The ruling opens the way for thousands of other Uber drivers to sue the company, and could encourage similar challenges against other many other companies that rely heavily on a self-employed workforce — ranging well beyond the so-called “gig economy”.
Uber said on Friday that the case had “potentially far-reaching consequences” for the sector and that it would study the verdict carefully to understand the ramifications.
But it maintains that the ruling applies only to those drivers directly involved in the case and that it does not have to apply the findings to others. It says it has already made significant changes since 2016 that give drivers more control and is likely to argue that its drivers prefer flexibility to the fixed shifts that could come with introducing the minimum wage.
Moreover, the drawn-out process — an employment tribunal first found in favour of the claimants in 2016 — underscores the difficulty workers face enforcing their rights through the courts.
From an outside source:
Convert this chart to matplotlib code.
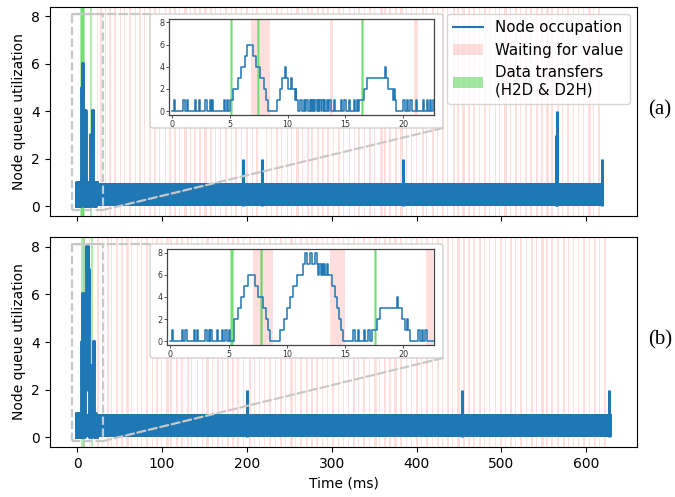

“If the purpose of the law is to protect workers, why doesn’t the government do it? It can’t be the job of precarious workers to go on a six-year journey. They should enforce the law,” said James Farrar, one of the two lead claimants in the case.
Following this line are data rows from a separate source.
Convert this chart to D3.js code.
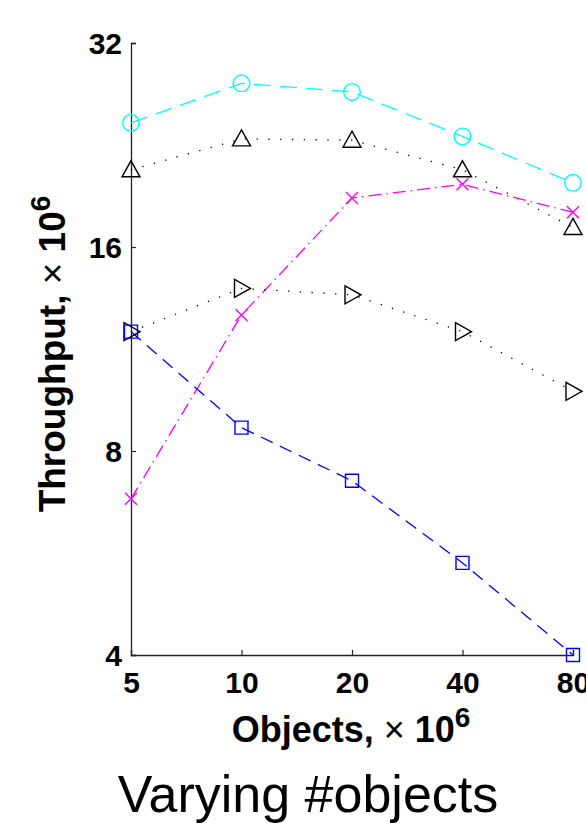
<!DOCTYPE html>
<html>
<head>
<meta charset="utf-8">
<script src="https://cdn.jsdelivr.net/npm/d3@7"></script>
<style>
  html, body { margin: 0; padding: 0; background: #fff; }
  svg { display: block; font-family: "Liberation Sans", Arial, sans-serif; }
</style>
</head>
<body>
<div id="chart"></div>
<script>
// 数据
const objects = [5, 10, 20, 40, 80];
const seriesCircle = [24.4, 27.9, 27.1, 23.3, 19.9];
const seriesTriUp = [20.8, 23.1, 23.0, 20.8, 17.1];
const seriesCross = [6.8, 12.7, 18.9, 19.8, 18.0];
const seriesTriRight = [12.0, 13.9, 13.6, 12.0, 9.8];
const seriesSquare = [12.0, 8.66, 7.23, 5.47, 4.0];
const yTicks = [4, 8, 16, 32];

const width = 586, height = 823;

const series = [
  { values: seriesCircle, color: "#00ffff", dash: "17,9", marker: "circle" },
  { values: seriesTriUp, color: "#000000", dash: "1.3,10.5", marker: "triUp" },
  { values: seriesCross, color: "#ff00ff", dash: "13,5,1.5,5", marker: "cross" },
  { values: seriesTriRight, color: "#000000", dash: "1.3,10.5", marker: "triRight" },
  { values: seriesSquare, color: "#0000ff", dash: "13,8", marker: "square" }
];

const svg = d3.select("#chart").append("svg")
  .attr("width", width)
  .attr("height", height);

// 比例尺（对数）
const x = d3.scaleLog().base(2).domain([5, 80]).range([131, 573]);
const y = d3.scaleLog().base(2).domain([4, 32]).range([655, 43]);

// 坐标轴
const xAxis = d3.axisBottom(x).tickValues(objects).tickSize(-5).tickPadding(16).tickFormat(d3.format("d"));
const yAxis = d3.axisLeft(y).tickValues(yTicks).tickSize(-5).tickPadding(9).tickFormat(d3.format("d"));

const gx = svg.append("g").attr("transform", `translate(0,${y(4)})`).call(xAxis);
const gy = svg.append("g").attr("transform", `translate(${x(5)},0)`).call(yAxis);

[gx, gy].forEach(g => {
  g.select(".domain").attr("stroke", "#222").attr("stroke-width", 1.3);
  g.selectAll(".tick line").attr("stroke", "#222").attr("stroke-width", 1.2);
  g.selectAll(".tick text")
    .attr("fill", "#000")
    .style("font-size", "30px")
    .style("font-weight", "bold")
    .style("font-family", "'Liberation Sans', Arial, sans-serif");
});
gx.selectAll(".tick text").attr("dy", "0.72em");
gy.selectAll(".tick text").attr("dy", "0.36em");

// 折线
const line = d3.line()
  .x((d, i) => x(objects[i]))
  .y(d => y(d));

series.forEach(s => {
  svg.append("path")
    .datum(s.values)
    .attr("fill", "none")
    .attr("stroke", s.color)
    .attr("stroke-width", 1.3)
    .attr("stroke-dasharray", s.dash)
    .attr("d", line);
});

// 标记
function markerPath(type) {
  switch (type) {
    case "triUp": return "M0,-9L9,7L-9,7Z";
    case "triRight": return "M-7,-9L9,0L-7,9Z";
    case "square": return "M-6.5,-6.5H6.5V6.5H-6.5Z";
    case "cross": return "M-6,-6L6,6M-6,6L6,-6";
  }
}

series.forEach(s => {
  const g = svg.append("g");
  s.values.forEach((v, i) => {
    if (s.marker === "circle") {
      g.append("circle")
        .attr("cx", x(objects[i])).attr("cy", y(v)).attr("r", 8.3)
        .attr("fill", "none").attr("stroke", s.color).attr("stroke-width", 1.4);
    } else {
      g.append("path")
        .attr("transform", `translate(${x(objects[i])},${y(v)})`)
        .attr("d", markerPath(s.marker))
        .attr("fill", "none").attr("stroke", s.color).attr("stroke-width", 1.4);
    }
  });
});

// 轴标题
const xLabel = svg.append("text")
  .attr("x", 351).attr("y", 742)
  .attr("text-anchor", "middle")
  .style("font-size", "36px").style("font-weight", "bold");
xLabel.append("tspan").text("Objects, ");
xLabel.append("tspan").style("font-weight", "normal").text("\u00d7");
xLabel.append("tspan").text(" 10");
xLabel.append("tspan").attr("dy", "-15").style("font-size", "28px").text("6");

const yLabel = svg.append("text")
  .attr("transform", "translate(65,354) rotate(-90)")
  .attr("text-anchor", "middle")
  .style("font-size", "37px").style("font-weight", "bold");
yLabel.append("tspan").text("Throughput, ");
yLabel.append("tspan").style("font-weight", "normal").text("\u00d7");
yLabel.append("tspan").text(" 10");
yLabel.append("tspan").attr("dy", "-15").style("font-size", "28px").text("6");

// 标题
svg.append("text")
  .attr("x", 308).attr("y", 812)
  .attr("text-anchor", "middle")
  .style("font-size", "52px")
  .text("Varying #objects");
</script>
</body>
</html>
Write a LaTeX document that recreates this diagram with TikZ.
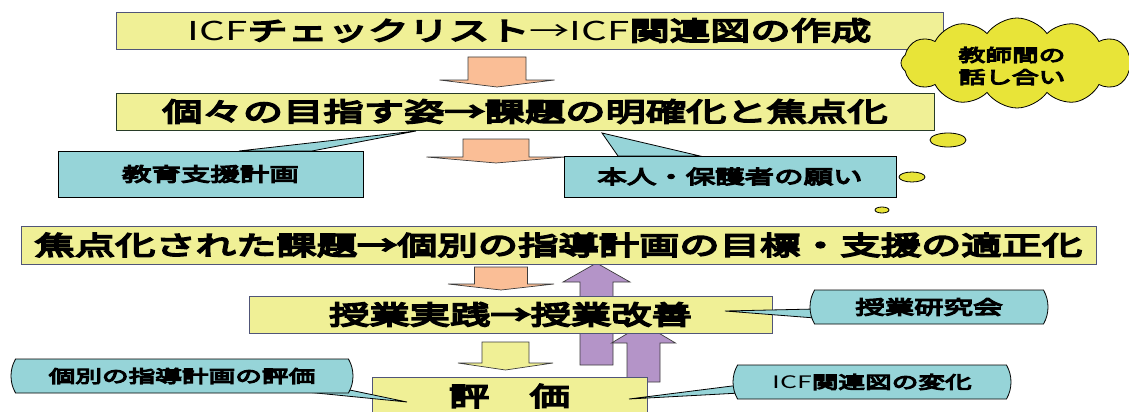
\documentclass[tikz,border=0pt]{standalone}
\usepackage{fontspec}
\newfontfamily\jpfont[FakeStretch=1.55,FakeBold=7]{Noto Sans CJK JP}
\newfontfamily\thinfont[FakeStretch=1.55]{Noto Sans CJK JP}
\definecolor{boxyellow}{RGB}{240,240,150}
\definecolor{boxline}{RGB}{80,85,120}
\definecolor{calloutteal}{RGB}{150,212,216}
\definecolor{cloudyellow}{RGB}{232,228,56}
\definecolor{arroworange}{RGB}{250,190,150}
\definecolor{arrowpurple}{RGB}{180,148,200}
\definecolor{arrowline}{RGB}{60,60,60}
\usetikzlibrary{shapes.misc,shapes.symbols,shapes.geometric}

% block arrow: fill, centre x, top, head base, tip, half shaft, half head
\newcommand\blockarrow[7]{%
  \filldraw[fill=#1,draw=arrowline,line width=0.7pt]
    (#2-#6,#3) -- (#2+#6,#3) -- (#2+#6,#4) -- (#2+#7,#4) -- (#2,#5)
    -- (#2-#7,#4) -- (#2-#6,#4) -- cycle;}

\begin{document}
\begin{tikzpicture}[x=1pt,y=-1pt,
    every node/.style={inner sep=0pt,outer sep=0pt},
    mainbox/.style={draw=boxline,fill=boxyellow,line width=0.8pt,minimum height=37pt,
      font=\jpfont\fontsize{26}{30}\selectfont},
    calloutbox/.style={draw=black,fill=calloutteal,line width=0.8pt,
      font=\jpfont\fontsize{19}{22}\selectfont},
    smalltext/.style={font=\jpfont\fontsize{17.2}{22}\selectfont},
    roundcallout/.style={calloutbox,rounded rectangle,rounded rectangle arc length=60,minimum height=34pt},
    pointer/.style={draw=black,fill=calloutteal,line width=0.8pt},
    bubble/.style={ellipse,draw=black,fill=cloudyellow,line width=0.8pt}
    ]
    \useasboundingbox (0,0) rectangle (1129,412);

    % up arrows, behind the boxes
    \blockarrow{arrowpurple}{596.5}{365}{282}{263}{16.5}{33.5}
    \blockarrow{arrowpurple}{643.5}{382}{343}{324}{16.5}{32}

    \node[mainbox,minimum width=827pt] (icf) at (529.5,30.5)
      {{\thinfont ICF}チェックリスト{\thinfont →ICF}関連図の作成};
    \node[mainbox,minimum width=818pt,draw={rgb,255:red,40;green,60;blue,40}] (goal) at (525,111.5)
      {個々の目指す姿→課題の明確化と焦点化};
    \node[mainbox,minimum width=1075pt,minimum height=38pt] (focus) at (558.5,245)
      {焦点化された課題→個別の指導計画の目標・支援の適正化};
    \node[mainbox,minimum width=523pt] (lesson) at (510.5,314.5) {授業実践→授業改善};
    \node[mainbox,minimum width=275pt,minimum height=38pt] (eval) at (509.5,396) {評　価};

    % down arrows
    \blockarrow{arroworange}{497}{57}{80}{87}{29}{57.5}
    \blockarrow{arroworange}{496}{139}{157}{163}{33}{69.5}
    \blockarrow{arroworange}{501}{267}{284}{290}{26.5}{53}
    \blockarrow{boxyellow}{505.5}{342}{363}{370}{23.5}{47.5}

    % the callouts
    \coordinate (plantip) at (416,131);
    \coordinate (wishtip) at (602,133);
    \coordinate (evaltip) at (407,402);
    \coordinate (studytip) at (725,311);
    \coordinate (changetip) at (629,399);
    \filldraw[pointer] (239,151) -- (plantip) -- (312,151) -- cycle;
    \filldraw[pointer] (618,156) -- (wishtip) -- (700,156) -- cycle;
    \filldraw[pointer] (296,391) -- (evaltip) -- (345,389) -- cycle;
    \filldraw[pointer] (815,309) -- (studytip) -- (815,318) -- cycle;
    \filldraw[pointer] (740,385) -- (changetip) -- (740,393) -- cycle;

    \node[calloutbox,minimum width=305pt,minimum height=46pt] (plan) at (210.5,174) {教育支援計画};
    \node[calloutbox,minimum width=332pt,minimum height=41pt] (wish) at (730,176.5) {本人・保護者の願い};
    \node[roundcallout,smalltext,minimum width=342pt] (evalplan) at (182,376) {個別の指導計画の評価};
    \node[roundcallout,minimum width=238pt] (study) at (929,307) {授業研究会};
    \node[roundcallout,smalltext,minimum width=278pt] (change) at (872,382) {{\thinfont ICF}関連図の変化};

    % thought cloud
    \node[cloud,cloud puffs=12,cloud puff arc=110,aspect=2.5,draw=black,fill=cloudyellow,
      line width=0.8pt,minimum width=232pt,minimum height=90pt] (talk) at (1017,63) {};
    \node[align=center,smalltext] (talktext) at (1012,66) {教師間の\\話し合い};
    \node[bubble,minimum width=36pt,minimum height=14pt] (bubble1) at (948,140) {};
    \node[bubble,minimum width=26pt,minimum height=10pt] (bubble2) at (912,177) {};
    \node[bubble,minimum width=14pt,minimum height=6pt] (bubble3) at (882,210) {};
\end{tikzpicture}
\end{document}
One question is whether HM Revenue & Customs, which is responsible for policing compliance with the statutory minimum wage, will now pursue Uber for past infringements.
HMRC said it could not comment on identifiable businesses but that “we don’t hesitate to take action to ensure that workers receive what they’re legally entitled to”.
However, business groups, unions and think-tanks said the ruling underscored the need for the government to clarify the status of workers — with previous pledges to bolster protection for precarious workers still to be fulfilled.
“Rather than leaving all the heavy lifting to the courts, it is time for parliament to debate the questions of employment status in the modern world of work,” said Lindsay Judge, research director at the Resolution Foundation, noting that changing tax incentives that encourage companies to class workers as self-employed would be crucial to make progress.
IPSE, the body representing self-employed professionals, said the judgment showed the “glaring need for clarity” over the rules governing the gig economy, with its director of policy, Andy Chamberlain, saying: “The only way to resolve this tangle is to clarify employment status in UK law.”
A government spokesperson highlighted recent action to help precarious workers by banning the use of exclusivity contracts in zero-hours contracts, and said ministers would “continue to consider options to improve clarity around employment status”.
“We have always been absolutely clear that employers must take their employment responsibilities seriously and cannot simply opt out of them,” the spokesperson added.